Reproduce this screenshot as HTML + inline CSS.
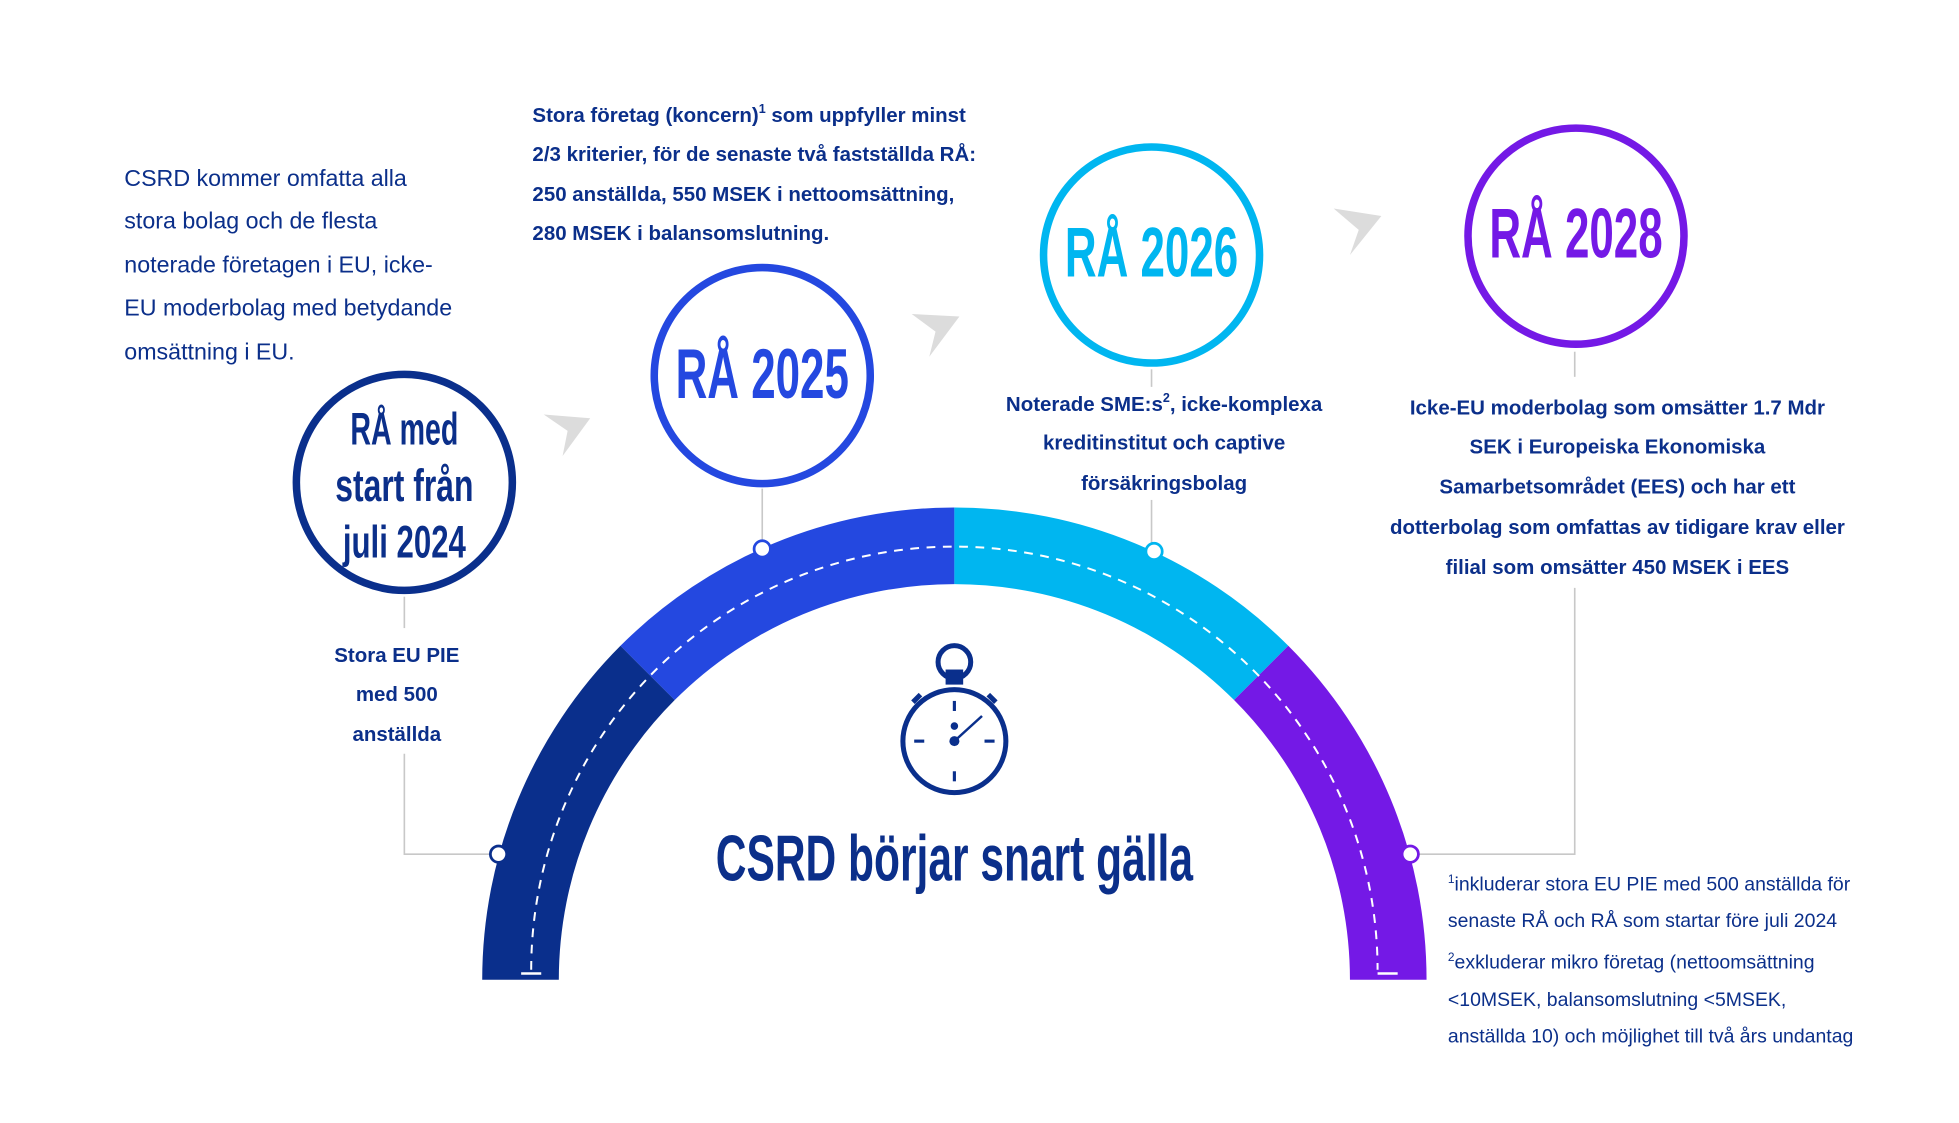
<!DOCTYPE html>
<html><head><meta charset="utf-8"><style>
html,body{margin:0;padding:0;background:#fff;}
svg{display:block;}
text{font-family:"Liberation Sans",sans-serif;fill:#0b2f8a;}
.b{font-weight:bold;}
.c{font-family:"Liberation Sans Narrow","Liberation Sans",sans-serif;font-weight:bold;}
</style></head><body>
<svg width="1959" height="1123" viewBox="0 0 1560 894" preserveAspectRatio="none" xmlns="http://www.w3.org/2000/svg">
<rect width="1560" height="894" fill="#fff"/>
<!-- arc segments: center 760,780 ; R 376 ; r 315 -->
<g>
<path d="M384,780 A376,376 0 0 1 494.1,514.1 L537.3,557.3 A315,315 0 0 0 445,780 Z" fill="#0a2f8c"/>
<path d="M494.1,514.1 A376,376 0 0 1 760,404 L760,465 A315,315 0 0 0 537.3,557.3 Z" fill="#2448e0"/>
<path d="M760,404 A376,376 0 0 1 1025.9,514.1 L982.7,557.3 A315,315 0 0 0 760,465 Z" fill="#00b6f0"/>
<path d="M1025.9,514.1 A376,376 0 0 1 1136,780 L1075,780 A315,315 0 0 0 982.7,557.3 Z" fill="#7419e6"/>
<path d="M423,772 A337,337 0 0 1 1097,772" fill="none" stroke="#fff" stroke-width="1.6" stroke-dasharray="7,6"/>
<line x1="415" y1="775" x2="431" y2="775" stroke="#fff" stroke-width="2"/>
<line x1="1097" y1="775" x2="1113" y2="775" stroke="#fff" stroke-width="2"/>
</g>
<!-- connectors -->
<g stroke="#c8c8c8" stroke-width="1.3" fill="none">
<line x1="607" y1="389" x2="607" y2="434"/>
<polyline points="322,475 322,500"/>
<polyline points="322,600 322,680 394,680"/>
<line x1="917" y1="294" x2="917" y2="308"/>
<line x1="917" y1="398" x2="917" y2="434"/>
<line x1="1254" y1="280" x2="1254" y2="300"/>
<polyline points="1254,468 1254,680 1126,680"/>
</g>
<g fill="#fff" stroke-width="2.2">
<circle cx="397" cy="680" r="6.5" stroke="#0a2f8c"/>
<circle cx="607" cy="437" r="6.5" stroke="#2448e0"/>
<circle cx="919" cy="439" r="6.5" stroke="#00b6f0"/>
<circle cx="1123" cy="680" r="6.5" stroke="#7419e6"/>
</g>
<!-- circles -->
<circle cx="322" cy="384" r="86" fill="none" stroke="#0a2f8c" stroke-width="6"/>
<circle cx="607" cy="299" r="86" fill="none" stroke="#2448e0" stroke-width="6"/>
<circle cx="917" cy="203" r="86" fill="none" stroke="#00b6f0" stroke-width="6"/>
<circle cx="1255" cy="188" r="86" fill="none" stroke="#7419e6" stroke-width="6"/>
<text class="c" x="322" y="354" font-size="36" text-anchor="middle" textLength="86" lengthAdjust="spacingAndGlyphs">RÅ med</text>
<text class="c" x="322" y="399" font-size="36" text-anchor="middle" textLength="110" lengthAdjust="spacingAndGlyphs">start från</text>
<text class="c" x="322" y="444" font-size="36" text-anchor="middle" textLength="98" lengthAdjust="spacingAndGlyphs">juli 2024</text>
<text class="c" x="607" y="317" font-size="56" text-anchor="middle" textLength="138" lengthAdjust="spacingAndGlyphs" style="fill:#2448e0">RÅ 2025</text>
<text class="c" x="917" y="220" font-size="56" text-anchor="middle" textLength="138" lengthAdjust="spacingAndGlyphs" style="fill:#00b6f0">RÅ 2026</text>
<text class="c" x="1255" y="205" font-size="56" text-anchor="middle" textLength="138" lengthAdjust="spacingAndGlyphs" style="fill:#7419e6">RÅ 2028</text>
<!-- arrows -->
<g fill="#dcdcdc">
<polygon points="433,330 470,333 448,363 452,343"/>
<polygon points="726,250 764,252 740,284 745,264"/>
<polygon points="1062,166 1100,172 1075,203 1082,183"/>
</g>
<!-- stopwatch -->
<g stroke="#0a2f8c" fill="none">
<circle cx="760" cy="590" r="41" stroke-width="4"/>
<circle cx="760" cy="527" r="13" stroke-width="4"/>
<rect x="753" y="533" width="14" height="12" fill="#0a2f8c" stroke="none"/>
<line x1="727" y1="559" x2="733" y2="553" stroke-width="4"/>
<line x1="793" y1="559" x2="787" y2="553" stroke-width="4"/>
<line x1="760" y1="590" x2="782" y2="570" stroke-width="2"/>
<line x1="760" y1="558" x2="760" y2="566" stroke-width="2.5"/>
<line x1="760" y1="614" x2="760" y2="622" stroke-width="2.5"/>
<line x1="728" y1="590" x2="736" y2="590" stroke-width="2.5"/>
<line x1="784" y1="590" x2="792" y2="590" stroke-width="2.5"/>
</g>
<circle cx="760" cy="590" r="4" fill="#0a2f8c"/>
<circle cx="760" cy="578" r="3" fill="#0a2f8c"/>
<text class="c" x="760" y="701" font-size="52" text-anchor="middle" textLength="380" lengthAdjust="spacingAndGlyphs">CSRD börjar snart gälla</text>
<!-- texts -->
<g font-size="18.5">
<text x="99" y="148">CSRD kommer omfatta alla</text>
<text x="99" y="182">stora bolag och de flesta</text>
<text x="99" y="217">noterade företagen i EU, icke-</text>
<text x="99" y="251">EU moderbolag med betydande</text>
<text x="99" y="286">omsättning i EU.</text>
</g>
<g class="b" font-size="16.3">
<text x="424" y="97">Stora företag (koncern)<tspan font-size="10" dy="-7">1</tspan><tspan dy="7"> som uppfyller minst</tspan></text>
<text x="424" y="128">2/3 kriterier, för de senaste två fastställda RÅ:</text>
<text x="424" y="160">250 anställda, 550 MSEK i nettoomsättning,</text>
<text x="424" y="191">280 MSEK i balansomslutning.</text>
</g>
<g class="b" font-size="16.3" text-anchor="middle">
<text x="316" y="527">Stora EU PIE</text>
<text x="316" y="558">med 500</text>
<text x="316" y="590">anställda</text>
<text x="927" y="327">Noterade SME:s<tspan font-size="10" dy="-7">2</tspan><tspan dy="7">, icke-komplexa</tspan></text>
<text x="927" y="358">kreditinstitut och captive</text>
<text x="927" y="390">försäkringsbolag</text>
<text x="1288" y="330">Icke-EU moderbolag som omsätter 1.7 Mdr</text>
<text x="1288" y="361">SEK i Europeiska Ekonomiska</text>
<text x="1288" y="393">Samarbetsområdet (EES) och har ett</text>
<text x="1288" y="425">dotterbolag som omfattas av tidigare krav eller</text>
<text x="1288" y="457">filial som omsätter 450 MSEK i EES</text>
</g>
<g font-size="15.5">
<text x="1153" y="709"><tspan font-size="9.5" dy="-6">1</tspan><tspan dy="6">inkluderar stora EU PIE med 500 anställda för</tspan></text>
<text x="1153" y="738">senaste RÅ och RÅ som startar före juli 2024</text>
<text x="1153" y="771"><tspan font-size="9.5" dy="-6">2</tspan><tspan dy="6">exkluderar mikro företag (nettoomsättning</tspan></text>
<text x="1153" y="801">&lt;10MSEK, balansomslutning &lt;5MSEK,</text>
<text x="1153" y="830">anställda 10) och möjlighet till två års undantag</text>
</g>
</svg>
</body></html>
————
● **WORK TO BE COMPLETED**:
Copy each line exactly, and leave the pictures out of your copy.

● **THE RESULT**:
Reproduce this screenshot as HTML + inline CSS.
<!DOCTYPE html>
<html><head><meta charset="utf-8"><style>
html,body{margin:0;padding:0;background:#fff;}
svg{display:block;}
text{font-family:"Liberation Sans",sans-serif;fill:#0b2f8a;}
.b{font-weight:bold;}
.c{font-family:"Liberation Sans Narrow","Liberation Sans",sans-serif;font-weight:bold;}
</style></head><body>
<svg width="1959" height="1123" viewBox="0 0 1560 894" preserveAspectRatio="none" xmlns="http://www.w3.org/2000/svg">
<rect width="1560" height="894" fill="#fff"/>
<!-- arc segments: center 760,780 ; R 376 ; r 315 -->
<g>
<path d="M384,780 A376,376 0 0 1 494.1,514.1 L537.3,557.3 A315,315 0 0 0 445,780 Z" fill="#0a2f8c"/>
<path d="M494.1,514.1 A376,376 0 0 1 760,404 L760,465 A315,315 0 0 0 537.3,557.3 Z" fill="#2448e0"/>
<path d="M760,404 A376,376 0 0 1 1025.9,514.1 L982.7,557.3 A315,315 0 0 0 760,465 Z" fill="#00b6f0"/>
<path d="M1025.9,514.1 A376,376 0 0 1 1136,780 L1075,780 A315,315 0 0 0 982.7,557.3 Z" fill="#7419e6"/>
<path d="M423,772 A337,337 0 0 1 1097,772" fill="none" stroke="#fff" stroke-width="1.6" stroke-dasharray="7,6"/>
<line x1="415" y1="775" x2="431" y2="775" stroke="#fff" stroke-width="2"/>
<line x1="1097" y1="775" x2="1113" y2="775" stroke="#fff" stroke-width="2"/>
</g>
<!-- connectors -->
<g stroke="#c8c8c8" stroke-width="1.3" fill="none">
<line x1="607" y1="389" x2="607" y2="434"/>
<polyline points="322,475 322,500"/>
<polyline points="322,600 322,680 394,680"/>
<line x1="917" y1="294" x2="917" y2="308"/>
<line x1="917" y1="398" x2="917" y2="434"/>
<line x1="1254" y1="280" x2="1254" y2="300"/>
<polyline points="1254,468 1254,680 1126,680"/>
</g>
<g fill="#fff" stroke-width="2.2">
<circle cx="397" cy="680" r="6.5" stroke="#0a2f8c"/>
<circle cx="607" cy="437" r="6.5" stroke="#2448e0"/>
<circle cx="919" cy="439" r="6.5" stroke="#00b6f0"/>
<circle cx="1123" cy="680" r="6.5" stroke="#7419e6"/>
</g>
<!-- circles -->
<circle cx="322" cy="384" r="86" fill="none" stroke="#0a2f8c" stroke-width="6"/>
<circle cx="607" cy="299" r="86" fill="none" stroke="#2448e0" stroke-width="6"/>
<circle cx="917" cy="203" r="86" fill="none" stroke="#00b6f0" stroke-width="6"/>
<circle cx="1255" cy="188" r="86" fill="none" stroke="#7419e6" stroke-width="6"/>
<text class="c" x="322" y="354" font-size="36" text-anchor="middle" textLength="86" lengthAdjust="spacingAndGlyphs">RÅ med</text>
<text class="c" x="322" y="399" font-size="36" text-anchor="middle" textLength="110" lengthAdjust="spacingAndGlyphs">start från</text>
<text class="c" x="322" y="444" font-size="36" text-anchor="middle" textLength="98" lengthAdjust="spacingAndGlyphs">juli 2024</text>
<text class="c" x="607" y="317" font-size="56" text-anchor="middle" textLength="138" lengthAdjust="spacingAndGlyphs" style="fill:#2448e0">RÅ 2025</text>
<text class="c" x="917" y="220" font-size="56" text-anchor="middle" textLength="138" lengthAdjust="spacingAndGlyphs" style="fill:#00b6f0">RÅ 2026</text>
<text class="c" x="1255" y="205" font-size="56" text-anchor="middle" textLength="138" lengthAdjust="spacingAndGlyphs" style="fill:#7419e6">RÅ 2028</text>
<!-- arrows -->
<g fill="#dcdcdc">
<polygon points="433,330 470,333 448,363 452,343"/>
<polygon points="726,250 764,252 740,284 745,264"/>
<polygon points="1062,166 1100,172 1075,203 1082,183"/>
</g>
<!-- stopwatch -->
<g stroke="#0a2f8c" fill="none">
<circle cx="760" cy="590" r="41" stroke-width="4"/>
<circle cx="760" cy="527" r="13" stroke-width="4"/>
<rect x="753" y="533" width="14" height="12" fill="#0a2f8c" stroke="none"/>
<line x1="727" y1="559" x2="733" y2="553" stroke-width="4"/>
<line x1="793" y1="559" x2="787" y2="553" stroke-width="4"/>
<line x1="760" y1="590" x2="782" y2="570" stroke-width="2"/>
<line x1="760" y1="558" x2="760" y2="566" stroke-width="2.5"/>
<line x1="760" y1="614" x2="760" y2="622" stroke-width="2.5"/>
<line x1="728" y1="590" x2="736" y2="590" stroke-width="2.5"/>
<line x1="784" y1="590" x2="792" y2="590" stroke-width="2.5"/>
</g>
<circle cx="760" cy="590" r="4" fill="#0a2f8c"/>
<circle cx="760" cy="578" r="3" fill="#0a2f8c"/>
<text class="c" x="760" y="701" font-size="52" text-anchor="middle" textLength="380" lengthAdjust="spacingAndGlyphs">CSRD börjar snart gälla</text>
<!-- texts -->
<g font-size="18.5">
<text x="99" y="148">CSRD kommer omfatta alla</text>
<text x="99" y="182">stora bolag och de flesta</text>
<text x="99" y="217">noterade företagen i EU, icke-</text>
<text x="99" y="251">EU moderbolag med betydande</text>
<text x="99" y="286">omsättning i EU.</text>
</g>
<g class="b" font-size="16.3">
<text x="424" y="97">Stora företag (koncern)<tspan font-size="10" dy="-7">1</tspan><tspan dy="7"> som uppfyller minst</tspan></text>
<text x="424" y="128">2/3 kriterier, för de senaste två fastställda RÅ:</text>
<text x="424" y="160">250 anställda, 550 MSEK i nettoomsättning,</text>
<text x="424" y="191">280 MSEK i balansomslutning.</text>
</g>
<g class="b" font-size="16.3" text-anchor="middle">
<text x="316" y="527">Stora EU PIE</text>
<text x="316" y="558">med 500</text>
<text x="316" y="590">anställda</text>
<text x="927" y="327">Noterade SME:s<tspan font-size="10" dy="-7">2</tspan><tspan dy="7">, icke-komplexa</tspan></text>
<text x="927" y="358">kreditinstitut och captive</text>
<text x="927" y="390">försäkringsbolag</text>
<text x="1288" y="330">Icke-EU moderbolag som omsätter 1.7 Mdr</text>
<text x="1288" y="361">SEK i Europeiska Ekonomiska</text>
<text x="1288" y="393">Samarbetsområdet (EES) och har ett</text>
<text x="1288" y="425">dotterbolag som omfattas av tidigare krav eller</text>
<text x="1288" y="457">filial som omsätter 450 MSEK i EES</text>
</g>
<g font-size="15.5">
<text x="1153" y="709"><tspan font-size="9.5" dy="-6">1</tspan><tspan dy="6">inkluderar stora EU PIE med 500 anställda för</tspan></text>
<text x="1153" y="738">senaste RÅ och RÅ som startar före juli 2024</text>
<text x="1153" y="771"><tspan font-size="9.5" dy="-6">2</tspan><tspan dy="6">exkluderar mikro företag (nettoomsättning</tspan></text>
<text x="1153" y="801">&lt;10MSEK, balansomslutning &lt;5MSEK,</text>
<text x="1153" y="830">anställda 10) och möjlighet till två års undantag</text>
</g>
</svg>
</body></html>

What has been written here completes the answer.